Corps fragmenté et pouvoir rédempteur du poétique chez José Martí
Résumé
Le poète et penseur José Martí (Cuba, 1853-1895) a élaboré une réflexion politique et sociale, culturelle et esthétique, profondément émancipatrice dans ses nombreux essais et ses articles, publiés dans des revues qu’il animait ou dans la presse des pays où il a résidé en exil. Dans diverses publications en prose ou ses cahiers de notes, concernant notamment la poésie, il laisse apparaître ses exigences éthiques et son désir de rénovation formelle : « La poesía ha de tener la raíz en la tierra, y base de hecho real ».

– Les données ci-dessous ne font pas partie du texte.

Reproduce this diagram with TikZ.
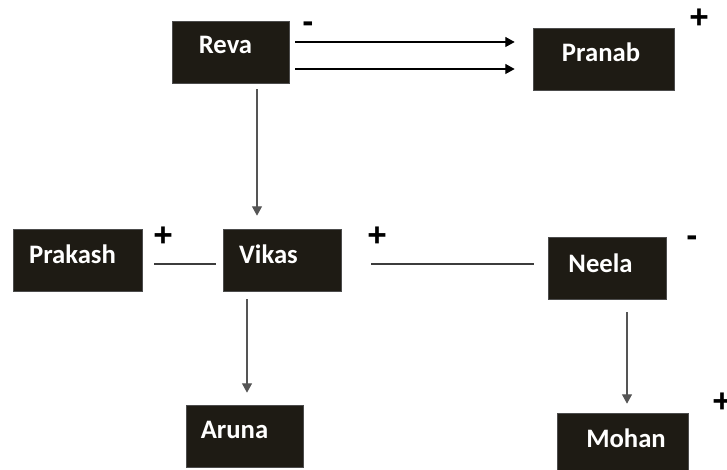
\documentclass[tikz,border=0pt]{standalone}
\usepackage{fontspec}
\setmainfont{Carlito}
\newfontfamily\signfont{Liberation Sans}
\usetikzlibrary{arrows.meta,calc}
\definecolor{boxfill}{RGB}{30,27,20}
\definecolor{vline}{RGB}{85,85,85}
\definecolor{hline}{RGB}{60,60,60}
\begin{document}
\begin{tikzpicture}[x=0.75pt,y=-0.75pt,
  box/.style 2 args={draw=black!70, line width=0.5pt, fill=boxfill, inner sep=0pt,
    minimum width={#1*0.75pt}, minimum height={#2*0.75pt}},
  lbl/.style={text=white, font=\bfseries\fontsize{20}{24}\selectfont, inner sep=0pt, anchor=base},
  sgn/.style={font=\signfont\bfseries\fontsize{25}{30}\selectfont, inner sep=0pt, anchor=center},
  arr/.style={-{Triangle[length=7pt,width=7.5pt]}, line width=0.8pt},
  ln/.style={line width=0.8pt}]
\useasboundingbox (0,0) rectangle (727,470);
\clip (0,0) rectangle (727,470);

% boxes
\node[box={117}{62}] (reva) at (230.5,52) {};
\node[lbl] (revat) at (225.5,54) {Reva};
\node[box={141}{62}] (pranab) at (603.5,59) {};
\node[lbl] (pranabt) at (601,62) {Pranab};
\node[box={129}{62}] (prakash) at (77.5,260) {};
\node[lbl] (prakasht) at (72.5,263) {Prakash};
\node[box={118}{62}] (vikas) at (282,260) {};
\node[lbl] (vikast) at (268.5,263) {Vikas};
\node[box={118}{62}] (neela) at (607,268) {};
\node[lbl] (neelat) at (600.5,272) {Neela};
\node[box={117}{62}] (aruna) at (244.5,436) {};
\node[lbl] (arunat) at (234.5,438) {Aruna};
\node[box={131}{62}] (mohan) at (622.5,444) {};
\node[lbl] (mohant) at (626,447) {Mohan};

% signs
\node[sgn] (s1) at (308,27) {-};
\node[sgn] (s2) at (699,19) {+};
\node[sgn] (s3) at (163,237) {+};
\node[sgn] (s4) at (377,237) {+};
\node[sgn] (s5) at (692,241) {-};
\node[sgn] (s6) at (722,403) {+};

% connectors
\draw[arr, black, shorten <=4.5pt, shorten >=13.5pt] (reva.east |- 0,42) -- (pranab.west |- 0,42);
\draw[arr, black, shorten <=4.5pt, shorten >=13.5pt] (reva.east |- 0,69) -- (pranab.west |- 0,69);
\draw[arr, vline, shorten <=4.5pt, shorten >=9.75pt] (reva.south -| 257,0) -- (vikas.north -| 257,0);
\draw[ln, hline, shorten <=9pt, shorten >=5.25pt] (prakash.east |- 0,264) -- (vikas.west |- 0,264);
\draw[ln, hline, shorten <=22.5pt, shorten >=10.5pt] (vikas.east |- 0,264) -- (neela.west |- 0,264);
\draw[arr, vline, shorten <=6pt, shorten >=9pt] (vikas.south -| 247,0) -- (aruna.north -| 247,0);
\draw[arr, vline, shorten <=9.75pt, shorten >=6.75pt] (neela.south -| 627,0) -- (mohan.north -| 627,0);
\end{tikzpicture}
\end{document}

A travers quelques textes poétiques et critiques de José Martí, écrits entre 1881 et 1891, qui mettent en lumière la quête identitaire du Je et du Nous (corps individuel / corps social), nous tenterons de mettre en parallèle le processus de fragmentation des sens de perception et la mise en scène allégorique d'un violent dépouillement mystique (cœur et entrailles arrachés), afin de reproduire l'élan généreux envers autrui d'émotion pure, telle que la concevait idéalement le poète cubain. Dans sa mise en texte de l'expérience émotionnelle de la voix lyrique, du souffle épique et de la perception visuelle et auditive en fusion constante avec les éléments naturels, le poète s’efforce de reproduire son approche sensorielle et spirituelle du monde et de partager avec l’autre l'élan vital, en quête d’une transcendance qui doit le mener à la métamorphose rédemptrice : c’est le fondement de son esthétique dans le cadre du renouveau des arts à la fin du XIXe siècle.